A good example of how we've approached this at Pluralsight is our company's decision announced this week to take on two additional investors--Felicis Ventures founded by Aydin Senkut, and GSV Advisors founded by Deborah Quazzo--for a Series B add-on. While we had already raised $135 million in our Series B round last summer, we decided to make room for two more investors in large part because they aligned perfectly with our core values and culture. Senkut believed so strongly in our company's vision that he wrote to me personally after the Series B to tell me how much he still wanted to support us even though he wasn't included in the initial funding round. And Quazzo's broker dealer not only specializes in advising education companies but also co-hosts an annual Education Innovation Summit in Scotsdale, AZ, with Arizona State University that celebrates innovations and innovators across the education landscape--both missions that reflect our core belief in the importance of democratizing professional learning.
Consider board composition. The choice of VC partners has ramifications that stretch far beyond the immediate funding of your enterprise, since VCs generally also become board members. With that in mind, you'll want to pick investors who appear likely to add significant value to your board. This is why it's so important to base your choice on more than a firm's reputation; the individuals who will sit on your board are much more crucial in the end.
Since you're looking for partners who believe in your company's mission strongly enough to stick with you over time, you should take the personalities of potential VC board members into account. In addition to supporting your stated core values, seek partners who show integrity, inspire trust, and communicate clearly with you and your leadership team throughout the entire process. If you see red flags in any of these areas, it's wise to move on to other options.

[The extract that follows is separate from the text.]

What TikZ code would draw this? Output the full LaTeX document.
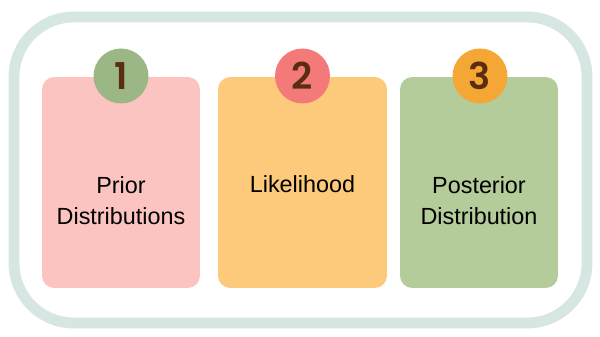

As with hiring employees, you should spend as much time as possible with potential board members and might consider getting out of the boardroom and into some real-life scenarios. This will provide a more tangible way to evaluate the potential working relationship, while highlighting whether or not they fully embody your company's core values.
Think Zappos. An effective way to think about the type of VC partner you're looking for is to clearly understand what you stand for. Online retailer Zappos, for example, has become synonymous with over-delivering on customer satisfaction. Under the leadership of CEO Tony Hsieh, author of Delivering Happiness: A Path to Profits, Passion, and Purpose, Zappos' "customer-first culture" means that performance on the customer service team is evaluated based on how well employees are able to create positive, memorable experiences for customers.
If Zappos were hiring a VC partner, they'd no doubt want to find one that shared this penchant for making the customer's day, since this is what creates a point of differentiation for the company and helps make it successful. What's your Zappos? Think about the common themes that really make your business stand out as a winner, and make sure your VC partners share this passion.
While it may not initially feel like a deal-breaker if a potential investor fails to show this commitment to the mission, screening for this level of enthusiasm will help you see what kind of board member they're likely to make, and whether they'll still be there for you when the going gets tough. Over the long haul, this is much more important to your company's success than the signing terms.